Die Einführung des DFFF führt bekanntlich auch zu einer zweitweisen, exorbitanten Steigerung der Budgets. Zu Amphibienfilmen wie „Anonyma“ mit Kosten von 15 Millionen Euro. Rückflüsse an den Produzenten sind bei solchen Summen auf dem deutschen Markt nicht darstellbar, sie gehören auch jetzt zu den großen Ausnahmen. Um diese Chance zu erhöhen, müsste auch mehr Geld in Verleih und die Attraktivität der Kinos fließen. Und vor allem die Qualität der Produktion signifikant steigen, um Kinobesuch und den Auslandsverkauf anzukurbeln. Dies gehört zu den Forderungen der Branche, für deren Erfüllung es von Claudia Roth kein Signal gibt. Und an der Qualität kann sie sowieso nichts drehen.
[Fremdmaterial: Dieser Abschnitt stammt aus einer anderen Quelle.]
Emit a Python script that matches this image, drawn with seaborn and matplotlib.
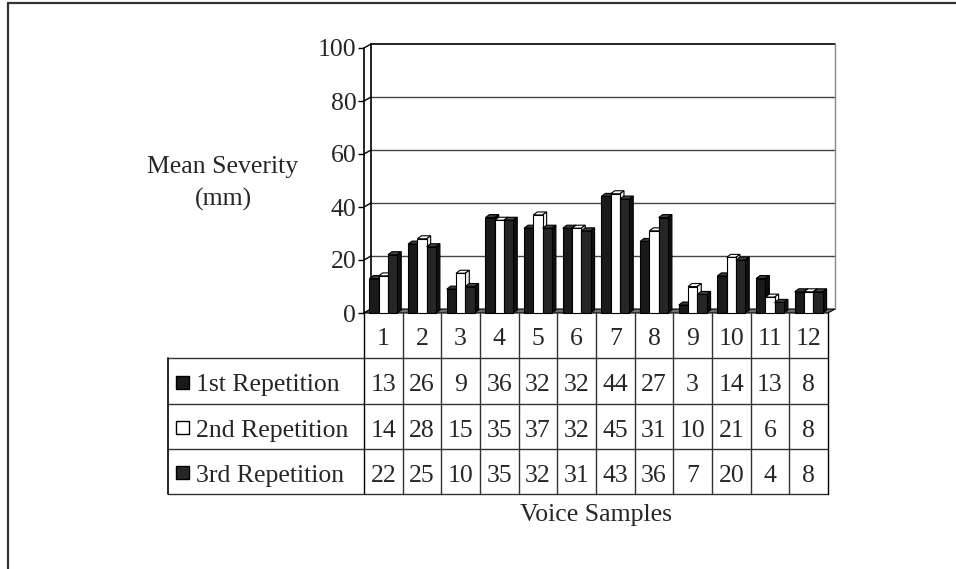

Babelsberg vor nächstem Frühling?

Es ist auch fraglich, ob der Steueranreiz reicht, Hollywood zurückzugewinnen. Eike Wolf vom Studio Babelsberg versprach bei einer Veranstaltung des Medianet am Montag sogar, dass er Signale von den amerikanischen Studios habe, dass diese lieber am Traditionsstandort Babelsberg produzieren würden als in Osteuropa. Dies widerspricht allen bisherigen Erfahrungen. Prag und Budapest haben sich längst einen Ruf als Produktionsstandorte mit exzellenten Fachkräften international etabliert. Polen lockt bei niedrigeren Personalkosten ebenfalls mit 30% Steuererleichterungen. Und dann ist da noch das kleine Malta, das mit 40% Steuererleichterungen, einem professionellen Studio, Sonne und einem einzigartigen Filmlicht lockt.